Complete Example: Producer-Acks-Broker Flow

from kafka import KafkaProducer
from kafka.errors import NotEnoughReplicas, NotEnoughReplicasAfterAppend
import time

def produce_with_acks():
    producer = KafkaProducer(
        bootstrap_servers='localhost:9092',
        acks='all',              # Wait for all ISR
        retries=5,
        max_in_flight_requests_per_connection=1,  # Ordering
        enable_idempotence=True,  # Exactly-once
        linger_ms=5,              # Batch for 5ms
        batch_size=16384,         # 16KB batches
        compression_type='snappy',
        request_timeout_ms=30000
    )
    
    for i in range(1000):
        message = f"event-{i}"
        future = producer.send(
            topic='user-events',
            key=f"user-{i % 100}".encode(),
            value=message.encode(),
            headers=[('source', b'web-app')]
        )
        
        try:
            record_metadata = future.get(timeout=30)
            print(f"Sent to partition {record_metadata.partition} "
                  f"offset {record_metadata.offset}")
        except NotEnoughReplicas:
            print("Not enough replicas available")
        except NotEnoughReplicasAfterAppend:
            print("Not enough replicas after append")
        except Exception as e:
            print(f"Produce failed: {e}")
    
    producer.flush()
    producer.close()

Broker Failure Scenarios Matrix

Scenario	Impact	Recovery Time	Data Loss Risk
Follower failure	ISR shrinks, writes continue	Minutes (auto-rejoin)	None
Leader failure	Partition unavailable	Seconds (controller election)	None (if unclean=false)
Controller failure	New controller elected	Seconds (ZK election)	None
Multiple ISR failures	May block writes if acks=all	Until replicas rejoin	None (or data loss if unclean=true)
Rack failure	Multiple brokers down	Manual intervention possible	Depends on replica placement

Performance Formula

The effective write throughput is bounded by:

\text{Throughput}_{write} = \min\left(\text{Producer}_{rate}, \frac{\text{Broker}_{disk\_bandwidth}}{R}, \text{Network}_{bandwidth}\right)

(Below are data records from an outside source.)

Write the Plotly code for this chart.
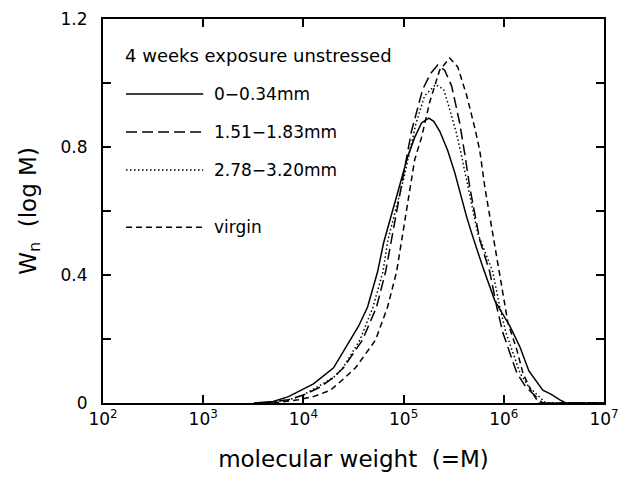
import plotly.graph_objects as go

# ---- data (molecular weight M, Wn(log M)) ----
m_solid = [3.2e3, 5.0e3, 7.1e3, 9.3e3, 1.26e4, 2.0e4, 2.75e4, 3.55e4, 4.37e4, 5.5e4,
           6.31e4, 7.59e4, 9.12e4, 1.1e5, 1.29e5, 1.51e5, 1.78e5, 2.0e5, 2.29e5, 2.75e5,
           3.24e5, 3.72e5, 4.27e5, 4.9e5, 6.17e5, 8.13e5, 1.15e6, 1.45e6, 1.78e6, 2.45e6,
           2.95e6, 3.63e6, 4.17e6, 1.0e7]
w_solid = [0.0, 0.005, 0.02, 0.04, 0.06, 0.11, 0.18, 0.24, 0.30, 0.41,
           0.50, 0.59, 0.675, 0.77, 0.83, 0.875, 0.89, 0.88, 0.85, 0.79,
           0.72, 0.65, 0.58, 0.52, 0.425, 0.32, 0.24, 0.175, 0.10, 0.04,
           0.028, 0.01, 0.0, 0.0]

m_long = [4.0e3, 7.1e3, 1.0e4, 1.48e4, 2.0e4, 2.51e4, 3.89e4, 5.37e4, 6.61e4, 7.59e4,
          8.91e4, 1.2e5, 1.55e5, 1.86e5, 2.19e5, 2.57e5, 3.02e5, 3.63e5, 4.07e5,
          4.57e5, 5.75e5, 7.24e5, 8.51e5, 9.77e5, 1.15e6, 1.35e6, 1.66e6, 2.09e6,
          2.45e6, 1.0e7]
w_long = [0.0, 0.01, 0.025, 0.05, 0.08, 0.11, 0.197, 0.30, 0.41, 0.51,
          0.63, 0.85, 0.98, 1.03, 1.056, 1.04, 0.99, 0.875, 0.78,
          0.675, 0.51, 0.41, 0.30, 0.22, 0.156, 0.094, 0.05, 0.02,
          0.0, 0.0]

m_dot = [4.0e3, 7.1e3, 1.0e4, 1.38e4, 2.0e4, 2.48e4, 3.67e4, 4.95e4, 6.22e4, 6.98e4,
         1.0e5, 1.32e5, 1.62e5, 2.09e5, 2.51e5, 2.75e5, 3.39e5, 3.8e5, 5.5e5,
         7.76e5, 9.12e5, 1.05e6, 1.23e6, 1.45e6, 1.78e6, 2.24e6, 2.63e6, 1.0e7]
w_dot = [0.0, 0.01, 0.025, 0.05, 0.08, 0.11, 0.197, 0.30, 0.41, 0.51,
         0.70, 0.87, 0.96, 0.995, 0.98, 0.94, 0.84, 0.77, 0.53,
         0.41, 0.30, 0.22, 0.156, 0.094, 0.05, 0.02, 0.0, 0.0]

m_virgin = [5.0e3, 8.9e3, 1.26e4, 1.86e4, 2.51e4, 3.31e4, 5.25e4, 6.92e4, 8.51e4, 9.55e4,
            1.12e5, 1.29e5, 1.51e5, 1.82e5, 2.29e5, 2.88e5, 3.47e5, 4.27e5, 5.13e5,
            5.75e5, 6.46e5, 7.76e5, 9.33e5, 1.1e6, 1.35e6, 1.55e6, 1.86e6, 2.24e6, 1.0e7]
w_virgin = [0.0, 0.01, 0.02, 0.04, 0.075, 0.11, 0.197, 0.30, 0.41, 0.51,
            0.64, 0.76, 0.83, 0.94, 1.04, 1.078, 1.05, 0.96, 0.86,
            0.79, 0.675, 0.53, 0.375, 0.25, 0.166, 0.094, 0.04, 0.0, 0.0]

legend_title = "4 weeks exposure unstressed"
labels = ["0\u22120.34mm", "1.51\u22121.83mm", "2.78\u22123.20mm", "virgin"]
dashes = ["solid", "11px,5px", "1.5px,2.5px", "6px,4px"]

x_tickvals = [1e2, 1e3, 1e4, 1e5, 1e6, 1e7]
x_ticktext = ["10<sup>2</sup>", "10<sup>3</sup>", "10<sup>4</sup>",
              "10<sup>5</sup>", "10<sup>6</sup>", "10<sup>7</sup>"]
y_tickvals = [0, 0.4, 0.8, 1.2]
y_ticktext = ["0", "0.4", "0.8", "1.2"]

FONT = "DejaVu Sans"

fig = go.Figure()
series = [(m_solid, w_solid), (m_long, w_long), (m_dot, w_dot), (m_virgin, w_virgin)]
for (mx, wy), lab, d in zip(series, labels, dashes):
    fig.add_trace(go.Scatter(x=mx, y=wy, mode="lines", name=lab,
                             line=dict(color="black", width=1.5, dash=d),
                             showlegend=False))

# hand-drawn legend (paper coordinates)
leg_y = [0.805, 0.706, 0.607, 0.458]
for yy, lab, d in zip(leg_y, labels, dashes):
    fig.add_shape(type="line", xref="paper", yref="paper", x0=0.046, x1=0.200,
                  y0=yy, y1=yy, line=dict(color="black", width=1.5, dash=d))
    fig.add_annotation(xref="paper", yref="paper", x=0.218, y=yy, text=lab,
                       showarrow=False, xanchor="left", yanchor="middle",
                       font=dict(family=FONT, size=17, color="black"))
fig.add_annotation(xref="paper", yref="paper", x=0.040, y=0.904, text=legend_title,
                   showarrow=False, xanchor="left", yanchor="middle",
                   font=dict(family=FONT, size=18, color="black"))

fig.update_layout(
    width=620, height=479,
    margin=dict(l=103, r=16, t=19, b=76),
    paper_bgcolor="white", plot_bgcolor="white",
    font=dict(family=FONT, size=16, color="black"),
)
fig.update_xaxes(type="log", range=[2, 7], tickvals=x_tickvals, ticktext=x_ticktext,
                 automargin=False,
                 ticks="inside", ticklen=8, tickwidth=1.5, tickcolor="black",
                 showline=True, linecolor="black", linewidth=2, mirror="ticks",
                 showgrid=False, zeroline=False,
                 tickfont=dict(family=FONT, size=17),
                 title=dict(text="molecular weight  (=M)", standoff=22,
                            font=dict(family=FONT, size=23)))
fig.update_yaxes(range=[0, 1.2], tickvals=y_tickvals, ticktext=y_ticktext,
                 automargin=False,
                 ticks="inside", ticklen=8, tickwidth=1.5, tickcolor="black",
                 minor=dict(tickvals=[0.2, 0.6, 1.0], ticks="inside", ticklen=8,
                            tickwidth=1.5, tickcolor="black"),
                 showline=True, linecolor="black", linewidth=2, mirror="ticks",
                 showgrid=False, zeroline=False, ticklabelstandoff=10,
                 tickfont=dict(family=FONT, size=17),
                 title=dict(text="W<sub>n</sub>  (log M)", standoff=18,
                            font=dict(family=FONT, size=23)))

fig.write_html("out.html")
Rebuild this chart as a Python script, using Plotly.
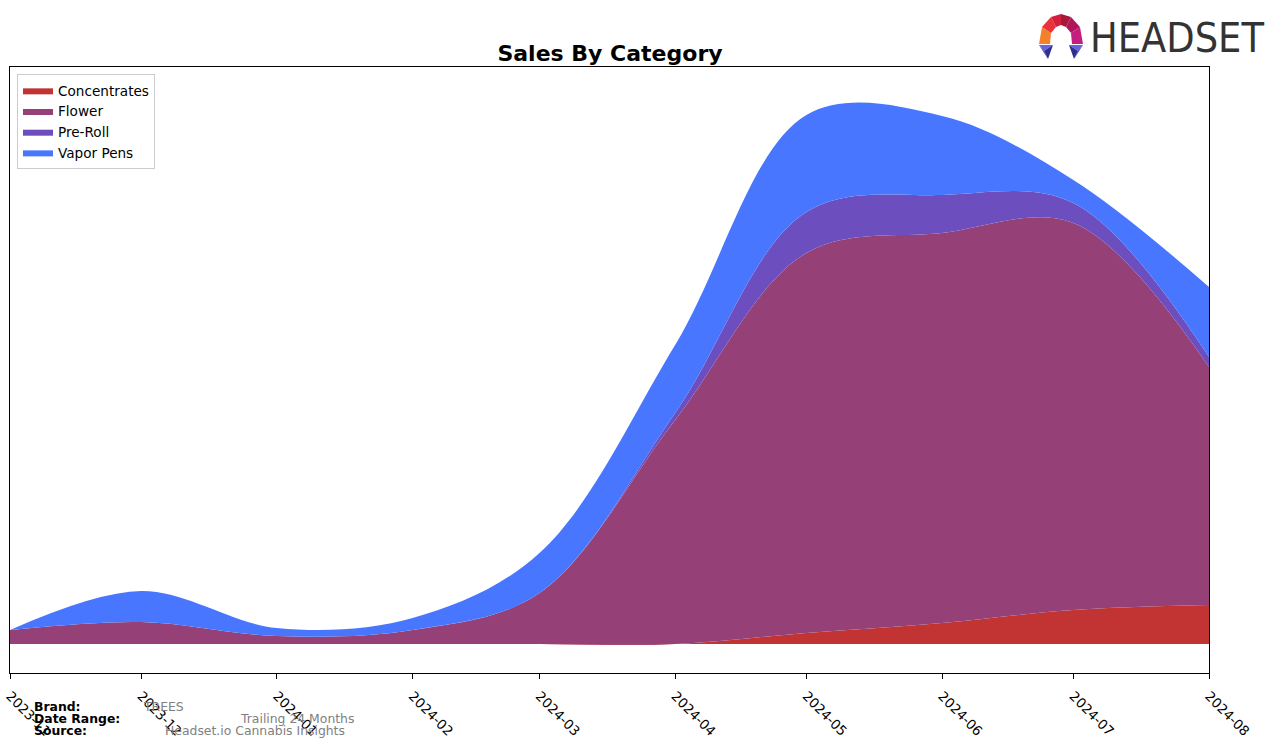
import plotly.graph_objects as go

# ---------------- data ----------------
months = ["2023-11-01", "2023-12-01", "2024-01-01", "2024-02-01", "2024-03-01",
          "2024-04-01", "2024-05-01", "2024-06-01", "2024-07-01", "2024-08-01"]
tick_labels = ["2023-11", "2023-12", "2024-01", "2024-02", "2024-03",
               "2024-04", "2024-05", "2024-06", "2024-07", "2024-08"]
concentrates = [0, 0, 0, 0, 0, 0, 1100, 2100, 3400, 3900]
flower = [1400, 2200, 800, 1400, 5100, 22400, 38000, 39000, 38700, 23800]
pre_roll = [0, 0, 0, 0, 0, 700, 4100, 3800, 2000, 1000]
vapor_pens = [0, 3100, 800, 1200, 4000, 6800, 9700, 7900, 2300, 7000]

series = [
    ("Concentrates", concentrates, "#C23434"),
    ("Flower", flower, "#954178"),
    ("Pre-Roll", pre_roll, "#6D4EBF"),
    ("Vapor Pens", vapor_pens, "#4876FE"),
]

W, H = 1276, 746
L, R, T, B = 10, 1209, 67, 673


def px(x):
    return (x - L) / (R - L)


def py(y):
    return (B - y) / (B - T)


fig = go.Figure()
for name, vals, col in series:
    fig.add_trace(go.Scatter(
        x=months, y=vals, name=name, mode="lines",
        stackgroup="one", line=dict(width=0, shape="spline", smoothing=1.0, color=col),
        fillcolor=col,
    ))

shapes = []


def poly(pts, color):
    d = "M " + " L ".join(f"{px(x):.5f},{py(y):.5f}" for x, y in pts) + " Z"
    shapes.append(dict(type="path", xref="paper", yref="paper", path=d,
                       fillcolor=color, line=dict(width=0), layer="above"))


# Headset logo (decorative)
poly([(1039, 44), (1042, 27), (1051, 33), (1050, 44)], "#F4812A")
poly([(1042, 27), (1051, 17), (1056, 27), (1051, 33)], "#E8333A")
poly([(1051, 17), (1061, 14), (1061, 25), (1056, 27)], "#D41F3C")
poly([(1061, 14), (1071, 17), (1066, 27), (1061, 25)], "#A6173A")
poly([(1071, 17), (1080, 27), (1071, 33), (1066, 27)], "#B0175A")
poly([(1080, 27), (1083, 44), (1072, 44), (1071, 33)], "#C41E7F")
poly([(1039, 45), (1053, 45), (1044, 51)], "#6A62E0")
poly([(1044, 51), (1053, 45), (1048, 59)], "#2F2F8F")
poly([(1039, 45), (1044, 51), (1048, 59)], "#3A3AA0")
poly([(1083, 45), (1069, 45), (1078, 51)], "#6A62E0")
poly([(1078, 51), (1069, 45), (1074, 59)], "#2F2F8F")
poly([(1083, 45), (1078, 51), (1074, 59)], "#3A3AA0")

annotations = [
    dict(text="HEADSET", x=px(1088), y=py(38), xref="paper", yref="paper",
         xanchor="left", yanchor="middle", showarrow=False,
         font=dict(family="Liberation Sans Narrow, DejaVu Sans Condensed, Liberation Sans, sans-serif",
                   size=41, color="#333333")),
]
foot = [
    ("Brand:", 32, 706, True, "#000000"),
    ("TREES", 141, 706, False, "#808080"),
    ("Date Range:", 32, 718, True, "#000000"),
    ("Trailing 24 Months", 238, 718, False, "#808080"),
    ("Source:", 32, 730, True, "#000000"),
    ("Headset.io Cannabis Insights", 163, 730, False, "#808080"),
]
for txt, x, y, bold, col in foot:
    annotations.append(dict(
        text=f"<b>{txt}</b>" if bold else txt, x=px(x), y=py(y),
        xref="paper", yref="paper", xanchor="left", yanchor="middle",
        showarrow=False, font=dict(family="DejaVu Sans", size=12.4, color=col)))

fig.update_layout(
    width=W, height=H,
    margin=dict(l=L, r=W - R, t=T, b=H - B, pad=0, autoexpand=False),
    paper_bgcolor="white", plot_bgcolor="white",
    font=dict(family="DejaVu Sans", size=13, color="black"),
    title=dict(text="<b>Sales By Category</b>", x=px(610), xref="paper",
               y=1 - 53 / H, yref="container", xanchor="center", yanchor="middle",
               font=dict(family="DejaVu Sans", size=22, color="black")),
    showlegend=True,
    legend=dict(x=px(17), y=py(74), xanchor="left", yanchor="top",
                bgcolor="rgba(255,255,255,0.8)", bordercolor="#CCCCCC", borderwidth=1,
                font=dict(family="DejaVu Sans", size=13.6), traceorder="normal",
                tracegroupgap=0, itemsizing="constant"),
    xaxis=dict(type="date", range=[months[0], months[-1]], automargin=False,
               tickmode="array", tickvals=months, ticktext=tick_labels,
               tickangle=45, ticks="outside", ticklen=5, tickcolor="black",
               ticklabelstandoff=4,
               showline=True, linecolor="black", linewidth=1, mirror=True,
               showgrid=False, zeroline=False,
               tickfont=dict(family="DejaVu Sans", size=13.4, color="black")),
    yaxis=dict(range=[-2900, 57700], showticklabels=False, ticks="", automargin=False,
               showline=True, linecolor="black", linewidth=1, mirror=True,
               showgrid=False, zeroline=False),
    shapes=shapes, annotations=annotations,
)

fig.write_html("out.html")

Where $R$ is the replication factor because each write is replicated $R$ times.

KRaft Mode Architecture

Architecture Diagram

┌─────────────────────────────────────────────┐
│           Controller Quorum (3 nodes)       │
│  ┌─────┐  ┌─────┐  ┌─────┐                │
│  │ C1  │  │ C2  │  │ C3  │  ← Raft Log   │
│  │(L)  │  │(F)  │  │(F)  │                │
│  └─────┘  └─────┘  └─────┘                │
│       ↓ Metadata Changes ↓                  │
├─────────────────────────────────────────────┤
│           Broker Quorum (N nodes)           │
│  ┌─────┐  ┌─────┐  ┌─────┐  ┌─────┐      │
│  │ B1  │  │ B2  │  │ B3  │  │ B4  │      │
│  └─────┘  └─────┘  └─────┘  └─────┘      │
└─────────────────────────────────────────────┘

ℹ️Production Tip

In KRaft mode, metadata changes are committed via Raft consensus in ~10-50ms, compared to ZooKeeper's 100-200ms. This significantly reduces partition leader election times and improves cluster scalability.

Key Metrics to Monitor

# Critical Kafka metrics for architecture health
metrics_to_watch = {
    # ISR metrics
    "kafka.server:type=ReplicaManager,name=IsrShrinksPerSec": "ISR shrink rate",
    "kafka.server:type=ReplicaManager,name=IsrExpandsPerSec": "ISR expand rate",
    "kafka.server:type=ReplicaManager,name=UnderReplicatedPartitions": "Under-replicated count",
    
    # Controller metrics
    "kafka.controller:type=KafkaController,name=ActiveControllerCount": "Controller active",
    "kafka.controller:type=KafkaController,name=OfflinePartitionsCount": "Offline partitions",
    "kafka.controller:type=ControllerChannelManager,name=QueueSize": "Controller queue",
    
    # Partition metrics
    "kafka.server:type=ReplicaManager,name=PartitionCount": "Total partitions",
    "kafka.log:type=Log,name=Size": "Log size per partition"
}

Common Follow-Up Questions

Why does Kafka use pull-based replication instead of push?
- Pull allows followers to control fetch rate
- Avoids overwhelming slow followers
- Enables natural backpressure
- Simplifies leader logic (stateless replication)
What happens during a controlled shutdown?
- Broker moves leadership of its partitions to other ISR members first
- Then shuts down cleanly
- No data loss, minimal unavailability window
How does rack awareness work?
- Brokers configured with broker.rack property
- Controller ensures replicas span different racks
- Protects against rack-level failures

⚠️Critical Concept

The ISR mechanism is what makes Kafka's acks=all both safe and performant. If ISR always contained all replicas, it would be equivalent to synchronous replication. The ISR allows Kafka to be flexible—sometimes synchronous (all replicas in sync), sometimes asynchronous (some replicas lagging).